ELIGIBILITY FOR AN AWARD
Eligible whistleblowers under the whistleblower program include any person who voluntarily provides original information to the SEC about the commission of any violation of the securities laws. Whistleblowers need not be company insiders or even U.S. citizens to collect a whistleblower award under the program; however, the amount of the award will be based on the quality of information provided to the SEC, the amount of assistance provided to the SEC, and, the SEC’s interest in deterring the conduct making up the securities violation. In order for a whistleblower to collect an award, the recovery by the SEC must be in excess of $1 million.
PROTECTIONS UNDER THE WHISTLEBLOWER PROGRAM
In addition to the incentives provided to whistleblowers under the program, the Dodd-Frank Act provides unprecedented protections to whistleblowers seeking to blow the whistle on securities fraud, including:
Whistleblowers who are retaliated against for reporting securities fraud at their workplace are entitled to reinstatement to the same position they were in before the retaliation, two times the amount of back pay otherwise owed to them, and compensation for litigation costs;
The whistleblower provisions under the Dodd-Frank Act requires that SEC officers and employees maintain the confidentiality of the whistleblower until and unless disclosure of the whistleblowers identity is required by law.

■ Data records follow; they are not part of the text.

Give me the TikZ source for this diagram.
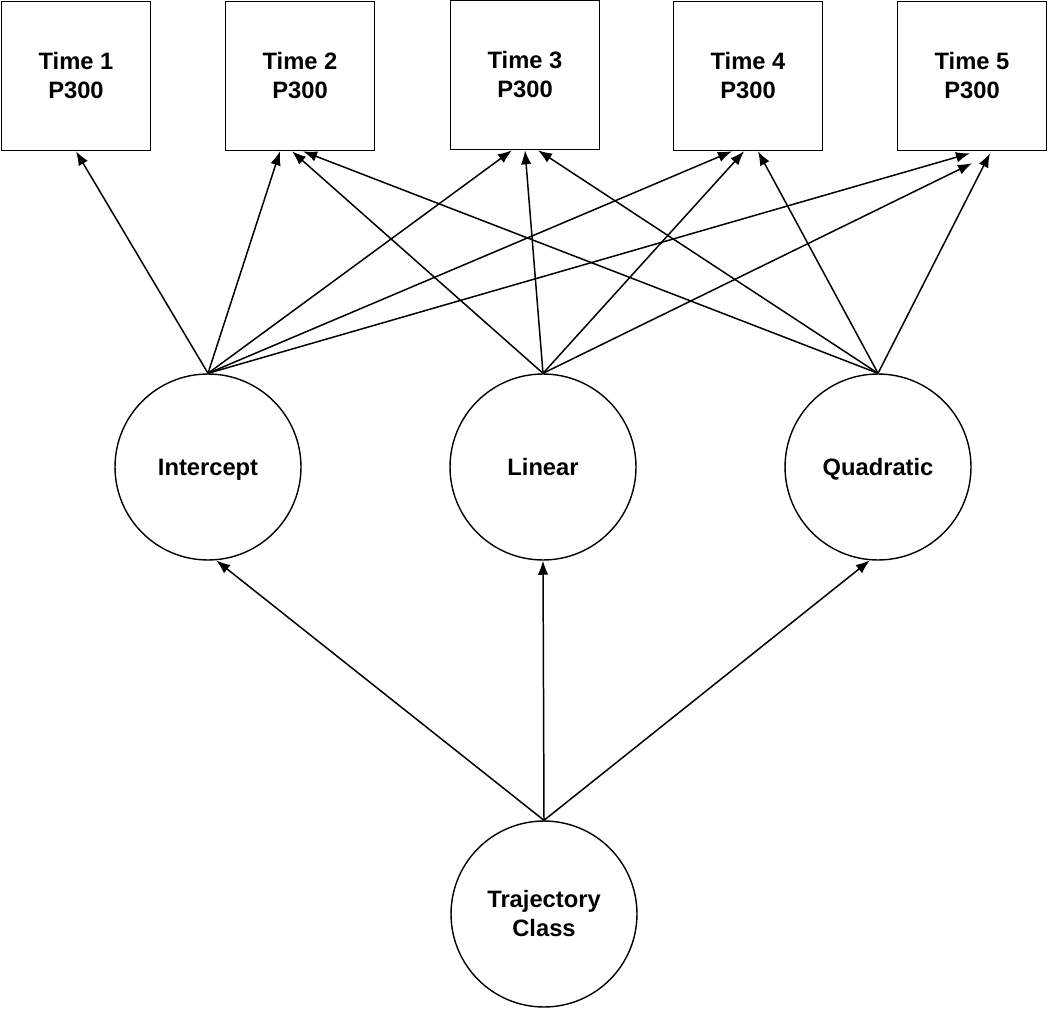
\documentclass[tikz,border=0pt]{standalone}
\usepackage{fontspec}
\setmainfont{Liberation Sans}
\usepackage{tikz}
\usetikzlibrary{arrows.meta}

\begin{document}
\begin{tikzpicture}[x=0.02cm,y=-0.02cm,
  every node/.style={font=\fontsize{13.5}{16.5}\selectfont\bfseries,align=center},
  tbox/.style={draw,line width=0.9pt,minimum width=2.98cm,minimum height=2.98cm,inner sep=0pt},
  factor/.style={draw,circle,line width=0.8pt,minimum size=3.72cm,inner sep=0pt},
  oneline/.style={text height=9.7pt,text depth=0pt},
  path/.style={-{Latex[length=8pt,width=6pt]},line width=0.85pt}]
\useasboundingbox (0,0) rectangle (1050,1016);
% observed P300 boxes
\node[tbox] (t1) at (76,76) {Time 1\\P300};
\node[tbox] (t2) at (300,76) {Time 2\\P300};
\node[tbox] (t3) at (525,75) {Time 3\\P300};
\node[tbox] (t4) at (748,76) {Time 4\\P300};
\node[tbox] (t5) at (972,76) {Time 5\\P300};
% growth factors
\node[factor,oneline] (icpt) at (208,467) {Intercept};
\node[factor,oneline] (lin) at (543,467) {Linear};
\node[factor,oneline] (quad) at (878,467) {Quadratic};
\node[factor] (traj) at (544,914) {Trajectory\\Class};
% loadings
\draw[path] (icpt.north) -- (t1.south);
\draw[path] (icpt.north) -- ([xshift=-0.4cm]t2.south);
\draw[path] (icpt.north) -- ([xshift=-0.26cm]t3.south);
\draw[path] (icpt.north) -- ([xshift=-0.32cm]t4.south);
\draw[path] (icpt.north) -- ([xshift=-0.04cm,yshift=-0.04cm]t5.south);
\draw[path] (lin.north) -- ([xshift=-0.16cm]t2.south);
\draw[path] (lin.north) -- (t3.south);
\draw[path] (lin.north) -- ([xshift=-0.08cm]t4.south);
\draw[path] (lin.north) -- ([yshift=-0.24cm]t5.south);
\draw[path] (quad.north) -- ([xshift=0.06cm]t2.south);
\draw[path] (quad.north) -- ([xshift=0.26cm]t3.south);
\draw[path] (quad.north) -- ([xshift=0.2cm]t4.south);
\draw[path] (quad.north) -- ([xshift=0.36cm,yshift=-0.04cm]t5.south);
% class to factors
\draw[path] (traj.north) -- (icpt.-85);
\draw[path] (traj.north) -- (lin.south);
\draw[path] (traj.north) -- (quad.-95);
\end{tikzpicture}
\end{document}
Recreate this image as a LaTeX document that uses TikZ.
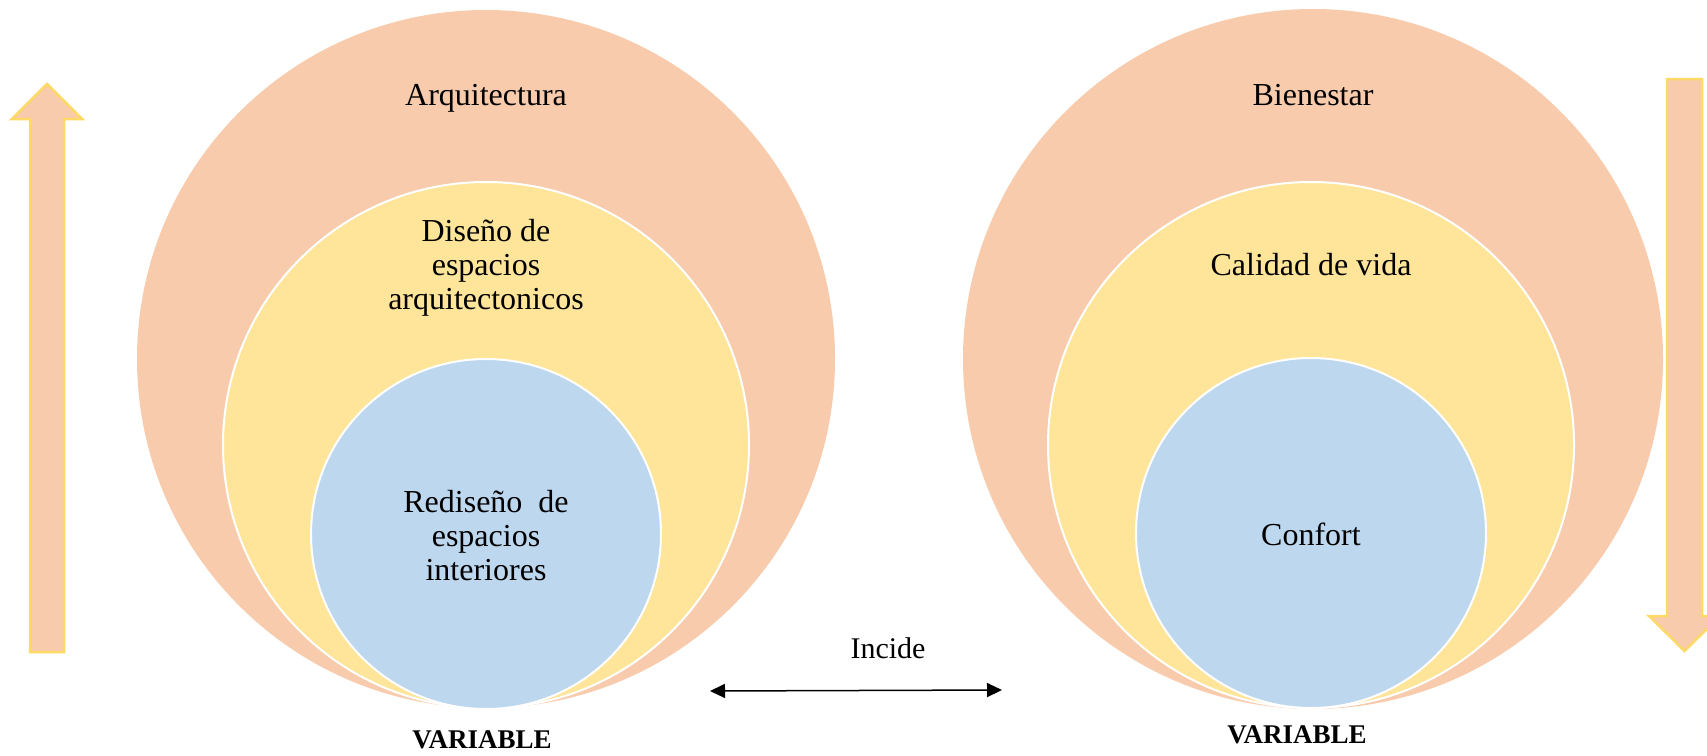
\documentclass[tikz,border=0pt]{standalone}
\usepackage{fontspec}
\setmainfont{Liberation Serif}
\usetikzlibrary{arrows.meta}

\definecolor{peach}{HTML}{F7CBAC}
\definecolor{sand}{HTML}{FFE599}
\definecolor{sky}{HTML}{BDD7EE}
\definecolor{gold}{HTML}{FFD966}

\begin{document}
\begin{tikzpicture}[x=1pt, y=-1pt,
	ring/.style={draw=white, line width=2pt},
	bigarrow/.style={fill=peach, draw=gold, line width=2.5pt, line join=miter},
	lbl/.style={font=\fontsize{32}{34}\selectfont, align=center, inner sep=0pt},
	var/.style={font=\fontsize{27}{30}\selectfont\bfseries, inner sep=0pt}]
	\useasboundingbox (0,0) rectangle (1707,755);
	\clip (0,0) rectangle (1707,755);

	% left variable
	\fill[peach] (486,359) circle[radius=349];
	\filldraw[ring, fill=sand] (486,445) circle[radius=263];
	\filldraw[ring, fill=sky] (486,534) circle[radius=175];

	% right variable
	\fill[peach] (1313,359) circle[radius=350];
	\filldraw[ring, fill=sand] (1311,445) circle[radius=263];
	\filldraw[ring, fill=sky] (1311,533) circle[radius=175];

	% block arrows
	\draw[bigarrow] (47,84) -- (82,119) -- (64,119) -- (64,652) -- (30,652) -- (30,119) -- (12,119) -- cycle;
	\draw[bigarrow] (1667,79) -- (1702,79) -- (1702,616) -- (1720,616) -- (1684.5,651) -- (1649,616) -- (1667,616) -- cycle;

	% labels
	\node[lbl] (arq) at (486,98) {Arquitectura};
	\node[lbl] (dis) at (486,268) {Diseño de\\espacios\\arquitectonicos};
	\node[lbl] (red) at (486,536) {Rediseño\ \ de\\espacios\\interiores};
	\node[lbl] (bie) at (1313,95) {Bienestar};
	\node[lbl] (cal) at (1311,265) {Calidad de vida};
	\node[lbl] (con) at (1311,534) {Confort};

	\node[var] (varL) at (482,740) {VARIABLE};
	\node[var] (varR) at (1297,735) {VARIABLE};

	% incide
	\node[lbl, font=\fontsize{30}{32}\selectfont] (inc) at (888,648) {Incide};
	\coordinate (incL) at (710,691);
	\coordinate (incR) at (1002,690);
	\draw[line width=1.5pt, {Triangle[length=15pt, width=14pt]}-{Triangle[length=15pt, width=14pt]}] (incL) -- (incR);
\end{tikzpicture}
\end{document}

Most critically, in an effort to remove the social stigma and fear of retaliation that has long kept whistleblowers from coming forward with information about fraud, the SEC Whistleblower Program allows whistleblowers to provide a submission to the SEC can anonymously, provided they are represented by an attorney. To do so, whistleblowers must provide a TCR to their attorney signed under penalty of perjury attesting to the accuracy of their submission to the SEC. The attorney then works with the SEC on behalf of the whistleblower throughout its investigation. The identity of the whistleblower need only be revealed to the SEC when it comes time to receive a monetary award for a successful action based on the information provided by the whistleblower.